**GIVEN ENTRIES**
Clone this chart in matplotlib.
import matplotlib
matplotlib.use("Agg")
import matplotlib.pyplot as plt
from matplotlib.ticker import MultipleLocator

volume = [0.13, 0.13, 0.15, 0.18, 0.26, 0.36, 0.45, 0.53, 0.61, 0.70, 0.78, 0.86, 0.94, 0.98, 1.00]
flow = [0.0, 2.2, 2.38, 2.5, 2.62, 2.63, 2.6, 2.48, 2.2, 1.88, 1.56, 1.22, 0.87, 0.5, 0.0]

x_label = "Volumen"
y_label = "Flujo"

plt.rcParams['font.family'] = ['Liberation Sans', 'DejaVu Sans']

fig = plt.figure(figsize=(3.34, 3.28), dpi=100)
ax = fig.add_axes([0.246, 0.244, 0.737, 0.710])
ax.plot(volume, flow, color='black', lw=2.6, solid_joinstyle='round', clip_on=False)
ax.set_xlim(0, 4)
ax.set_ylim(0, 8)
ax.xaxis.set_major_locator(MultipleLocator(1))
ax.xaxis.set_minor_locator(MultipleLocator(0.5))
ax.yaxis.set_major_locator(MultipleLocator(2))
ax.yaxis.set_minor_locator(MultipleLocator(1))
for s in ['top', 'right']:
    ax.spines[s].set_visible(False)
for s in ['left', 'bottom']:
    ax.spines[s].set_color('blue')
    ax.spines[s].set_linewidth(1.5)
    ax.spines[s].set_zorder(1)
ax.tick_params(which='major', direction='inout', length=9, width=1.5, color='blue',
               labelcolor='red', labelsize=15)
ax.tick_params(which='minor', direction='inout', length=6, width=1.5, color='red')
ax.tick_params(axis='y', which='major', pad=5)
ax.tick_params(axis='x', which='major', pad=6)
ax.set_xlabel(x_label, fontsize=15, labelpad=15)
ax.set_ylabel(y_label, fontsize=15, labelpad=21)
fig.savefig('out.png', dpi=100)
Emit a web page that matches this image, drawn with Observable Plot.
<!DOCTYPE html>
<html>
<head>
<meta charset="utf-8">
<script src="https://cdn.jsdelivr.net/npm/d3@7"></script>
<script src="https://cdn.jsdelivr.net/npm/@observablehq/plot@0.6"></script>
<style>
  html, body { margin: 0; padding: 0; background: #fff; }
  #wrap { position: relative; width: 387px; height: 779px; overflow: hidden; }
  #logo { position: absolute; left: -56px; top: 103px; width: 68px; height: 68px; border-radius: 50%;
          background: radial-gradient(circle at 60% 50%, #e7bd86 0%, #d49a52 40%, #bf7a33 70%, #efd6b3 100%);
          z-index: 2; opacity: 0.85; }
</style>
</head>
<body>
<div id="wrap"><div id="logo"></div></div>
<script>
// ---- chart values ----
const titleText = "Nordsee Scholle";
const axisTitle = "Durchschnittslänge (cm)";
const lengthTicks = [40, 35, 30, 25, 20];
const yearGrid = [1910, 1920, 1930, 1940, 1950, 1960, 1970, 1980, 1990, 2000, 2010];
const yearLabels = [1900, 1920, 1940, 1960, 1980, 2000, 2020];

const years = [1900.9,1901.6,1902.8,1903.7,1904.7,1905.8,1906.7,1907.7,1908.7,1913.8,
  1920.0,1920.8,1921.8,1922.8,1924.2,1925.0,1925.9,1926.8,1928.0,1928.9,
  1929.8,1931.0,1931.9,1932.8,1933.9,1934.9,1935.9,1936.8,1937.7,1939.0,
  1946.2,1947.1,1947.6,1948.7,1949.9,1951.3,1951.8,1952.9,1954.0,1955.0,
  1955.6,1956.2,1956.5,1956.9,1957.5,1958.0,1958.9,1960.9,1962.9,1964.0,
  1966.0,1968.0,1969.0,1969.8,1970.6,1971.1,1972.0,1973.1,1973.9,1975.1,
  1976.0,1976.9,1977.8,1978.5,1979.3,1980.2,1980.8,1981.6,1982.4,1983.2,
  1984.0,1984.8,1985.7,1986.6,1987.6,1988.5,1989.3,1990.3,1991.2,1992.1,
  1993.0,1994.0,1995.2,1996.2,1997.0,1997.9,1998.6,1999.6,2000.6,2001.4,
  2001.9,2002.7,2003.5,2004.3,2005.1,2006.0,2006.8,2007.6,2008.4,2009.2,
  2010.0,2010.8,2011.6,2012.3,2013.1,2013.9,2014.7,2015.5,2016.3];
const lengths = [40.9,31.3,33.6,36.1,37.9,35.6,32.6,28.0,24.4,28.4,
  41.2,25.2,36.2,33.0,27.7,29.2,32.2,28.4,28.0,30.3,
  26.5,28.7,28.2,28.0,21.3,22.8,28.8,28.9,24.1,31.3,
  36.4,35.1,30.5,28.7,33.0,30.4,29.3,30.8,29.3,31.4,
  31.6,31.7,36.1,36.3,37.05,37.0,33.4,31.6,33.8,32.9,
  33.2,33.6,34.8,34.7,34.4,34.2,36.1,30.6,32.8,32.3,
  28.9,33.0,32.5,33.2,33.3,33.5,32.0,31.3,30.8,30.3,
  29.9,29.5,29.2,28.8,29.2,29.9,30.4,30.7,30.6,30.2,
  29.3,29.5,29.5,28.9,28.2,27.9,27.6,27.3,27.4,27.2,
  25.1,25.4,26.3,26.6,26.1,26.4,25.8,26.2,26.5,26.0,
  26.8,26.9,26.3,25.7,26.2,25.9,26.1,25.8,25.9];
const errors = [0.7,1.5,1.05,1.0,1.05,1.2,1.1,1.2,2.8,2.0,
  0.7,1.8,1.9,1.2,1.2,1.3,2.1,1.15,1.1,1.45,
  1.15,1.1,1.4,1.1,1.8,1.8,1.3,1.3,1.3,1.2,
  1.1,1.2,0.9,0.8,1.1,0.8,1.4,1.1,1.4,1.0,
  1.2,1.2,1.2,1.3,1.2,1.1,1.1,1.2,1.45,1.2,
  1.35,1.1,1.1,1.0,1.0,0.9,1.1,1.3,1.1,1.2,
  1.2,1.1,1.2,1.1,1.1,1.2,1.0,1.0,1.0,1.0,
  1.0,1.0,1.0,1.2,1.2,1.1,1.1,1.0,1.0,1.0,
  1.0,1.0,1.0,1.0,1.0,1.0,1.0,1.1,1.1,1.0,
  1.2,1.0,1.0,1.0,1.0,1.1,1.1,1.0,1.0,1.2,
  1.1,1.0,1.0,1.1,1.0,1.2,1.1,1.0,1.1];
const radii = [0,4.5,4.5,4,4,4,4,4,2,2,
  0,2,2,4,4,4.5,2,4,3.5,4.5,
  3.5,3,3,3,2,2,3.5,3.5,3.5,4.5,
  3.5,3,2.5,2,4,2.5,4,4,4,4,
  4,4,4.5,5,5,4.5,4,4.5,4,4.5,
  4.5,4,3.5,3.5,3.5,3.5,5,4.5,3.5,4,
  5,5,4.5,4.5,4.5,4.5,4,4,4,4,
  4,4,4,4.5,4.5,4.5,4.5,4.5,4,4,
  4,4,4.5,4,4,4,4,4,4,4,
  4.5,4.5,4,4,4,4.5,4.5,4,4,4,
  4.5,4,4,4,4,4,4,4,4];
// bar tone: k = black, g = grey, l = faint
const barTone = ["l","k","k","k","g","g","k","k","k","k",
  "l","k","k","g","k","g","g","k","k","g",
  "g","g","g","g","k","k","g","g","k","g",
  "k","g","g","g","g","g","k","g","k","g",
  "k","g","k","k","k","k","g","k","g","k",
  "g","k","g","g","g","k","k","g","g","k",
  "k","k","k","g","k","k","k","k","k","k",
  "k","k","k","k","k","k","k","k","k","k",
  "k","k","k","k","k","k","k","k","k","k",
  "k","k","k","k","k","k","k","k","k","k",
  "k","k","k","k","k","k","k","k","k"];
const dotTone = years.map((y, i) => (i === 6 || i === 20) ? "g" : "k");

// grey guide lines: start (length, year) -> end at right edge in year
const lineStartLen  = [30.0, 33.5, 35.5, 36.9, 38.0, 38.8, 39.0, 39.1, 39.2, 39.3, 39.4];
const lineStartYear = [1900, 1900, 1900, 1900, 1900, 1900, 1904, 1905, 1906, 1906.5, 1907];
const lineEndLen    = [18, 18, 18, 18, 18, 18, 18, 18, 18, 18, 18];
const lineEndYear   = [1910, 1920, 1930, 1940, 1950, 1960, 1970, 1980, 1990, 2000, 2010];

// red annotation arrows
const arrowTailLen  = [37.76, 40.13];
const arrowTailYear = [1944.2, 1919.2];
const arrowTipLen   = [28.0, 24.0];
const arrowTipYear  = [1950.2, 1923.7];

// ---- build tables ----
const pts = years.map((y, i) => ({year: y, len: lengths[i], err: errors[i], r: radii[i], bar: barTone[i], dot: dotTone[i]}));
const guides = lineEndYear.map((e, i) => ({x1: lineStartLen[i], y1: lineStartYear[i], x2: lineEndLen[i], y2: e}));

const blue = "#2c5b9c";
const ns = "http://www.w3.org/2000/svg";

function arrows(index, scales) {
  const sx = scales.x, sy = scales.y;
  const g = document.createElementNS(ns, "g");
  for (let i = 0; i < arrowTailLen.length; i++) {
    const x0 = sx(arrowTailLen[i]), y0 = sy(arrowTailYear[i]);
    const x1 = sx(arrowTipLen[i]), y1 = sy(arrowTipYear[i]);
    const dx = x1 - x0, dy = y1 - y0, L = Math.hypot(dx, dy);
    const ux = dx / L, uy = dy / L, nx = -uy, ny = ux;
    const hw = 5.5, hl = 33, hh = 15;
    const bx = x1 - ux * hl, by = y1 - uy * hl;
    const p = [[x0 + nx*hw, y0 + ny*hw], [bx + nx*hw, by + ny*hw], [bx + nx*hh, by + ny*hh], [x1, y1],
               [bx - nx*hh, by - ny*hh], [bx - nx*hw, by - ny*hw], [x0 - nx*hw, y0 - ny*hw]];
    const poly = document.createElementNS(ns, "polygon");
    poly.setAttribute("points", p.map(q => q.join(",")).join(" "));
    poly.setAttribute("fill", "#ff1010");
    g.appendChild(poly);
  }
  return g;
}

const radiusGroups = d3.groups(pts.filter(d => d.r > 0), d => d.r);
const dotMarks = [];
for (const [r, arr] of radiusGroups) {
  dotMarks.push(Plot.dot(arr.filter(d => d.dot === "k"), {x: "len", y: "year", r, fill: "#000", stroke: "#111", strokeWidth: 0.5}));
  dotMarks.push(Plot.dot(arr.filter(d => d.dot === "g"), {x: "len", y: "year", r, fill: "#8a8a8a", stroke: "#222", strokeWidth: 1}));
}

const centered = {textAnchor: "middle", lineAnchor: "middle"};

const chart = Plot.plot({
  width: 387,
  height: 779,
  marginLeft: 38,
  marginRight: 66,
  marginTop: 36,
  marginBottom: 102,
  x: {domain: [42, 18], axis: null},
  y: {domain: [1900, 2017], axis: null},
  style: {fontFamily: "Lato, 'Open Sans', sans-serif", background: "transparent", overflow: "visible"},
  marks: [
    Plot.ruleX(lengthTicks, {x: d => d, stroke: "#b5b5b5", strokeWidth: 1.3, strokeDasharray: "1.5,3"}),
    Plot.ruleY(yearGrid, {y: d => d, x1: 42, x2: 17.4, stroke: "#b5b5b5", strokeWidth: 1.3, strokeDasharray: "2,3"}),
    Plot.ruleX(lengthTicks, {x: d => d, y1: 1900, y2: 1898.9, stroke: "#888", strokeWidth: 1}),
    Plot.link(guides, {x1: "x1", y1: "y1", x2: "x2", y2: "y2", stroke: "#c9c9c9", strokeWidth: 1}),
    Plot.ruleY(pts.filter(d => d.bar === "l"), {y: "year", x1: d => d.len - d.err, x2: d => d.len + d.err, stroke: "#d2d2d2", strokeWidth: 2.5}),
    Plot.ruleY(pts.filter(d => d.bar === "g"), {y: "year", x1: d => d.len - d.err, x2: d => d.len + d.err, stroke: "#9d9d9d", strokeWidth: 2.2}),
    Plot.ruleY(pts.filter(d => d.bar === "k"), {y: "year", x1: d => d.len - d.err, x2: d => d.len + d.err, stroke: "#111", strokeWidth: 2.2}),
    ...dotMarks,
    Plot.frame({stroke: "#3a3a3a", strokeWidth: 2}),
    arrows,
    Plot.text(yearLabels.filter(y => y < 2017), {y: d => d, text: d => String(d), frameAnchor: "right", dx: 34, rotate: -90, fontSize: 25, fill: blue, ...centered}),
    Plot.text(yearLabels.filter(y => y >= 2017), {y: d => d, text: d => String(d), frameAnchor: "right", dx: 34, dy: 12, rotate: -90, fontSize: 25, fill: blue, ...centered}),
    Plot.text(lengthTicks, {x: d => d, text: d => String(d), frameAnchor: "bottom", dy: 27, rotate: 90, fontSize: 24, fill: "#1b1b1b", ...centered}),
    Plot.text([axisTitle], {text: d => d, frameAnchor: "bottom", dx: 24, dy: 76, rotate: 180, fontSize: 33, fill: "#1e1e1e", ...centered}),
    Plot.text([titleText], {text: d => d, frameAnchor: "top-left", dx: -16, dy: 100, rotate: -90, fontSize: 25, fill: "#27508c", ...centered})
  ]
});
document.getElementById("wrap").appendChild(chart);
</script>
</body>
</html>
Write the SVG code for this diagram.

**TASK TO COMPLETE**
Restate, please, word for word the span of records running from the first line to the line bearing "fig.savefig('out.png', dpi=100)", both included, and nothing outside it.

**ANSWER IN FULL**
Clone this chart in matplotlib.
import matplotlib
matplotlib.use("Agg")
import matplotlib.pyplot as plt
from matplotlib.ticker import MultipleLocator

volume = [0.13, 0.13, 0.15, 0.18, 0.26, 0.36, 0.45, 0.53, 0.61, 0.70, 0.78, 0.86, 0.94, 0.98, 1.00]
flow = [0.0, 2.2, 2.38, 2.5, 2.62, 2.63, 2.6, 2.48, 2.2, 1.88, 1.56, 1.22, 0.87, 0.5, 0.0]

x_label = "Volumen"
y_label = "Flujo"

plt.rcParams['font.family'] = ['Liberation Sans', 'DejaVu Sans']

fig = plt.figure(figsize=(3.34, 3.28), dpi=100)
ax = fig.add_axes([0.246, 0.244, 0.737, 0.710])
ax.plot(volume, flow, color='black', lw=2.6, solid_joinstyle='round', clip_on=False)
ax.set_xlim(0, 4)
ax.set_ylim(0, 8)
ax.xaxis.set_major_locator(MultipleLocator(1))
ax.xaxis.set_minor_locator(MultipleLocator(0.5))
ax.yaxis.set_major_locator(MultipleLocator(2))
ax.yaxis.set_minor_locator(MultipleLocator(1))
for s in ['top', 'right']:
    ax.spines[s].set_visible(False)
for s in ['left', 'bottom']:
    ax.spines[s].set_color('blue')
    ax.spines[s].set_linewidth(1.5)
    ax.spines[s].set_zorder(1)
ax.tick_params(which='major', direction='inout', length=9, width=1.5, color='blue',
               labelcolor='red', labelsize=15)
ax.tick_params(which='minor', direction='inout', length=6, width=1.5, color='red')
ax.tick_params(axis='y', which='major', pad=5)
ax.tick_params(axis='x', which='major', pad=6)
ax.set_xlabel(x_label, fontsize=15, labelpad=15)
ax.set_ylabel(y_label, fontsize=15, labelpad=21)
fig.savefig('out.png', dpi=100)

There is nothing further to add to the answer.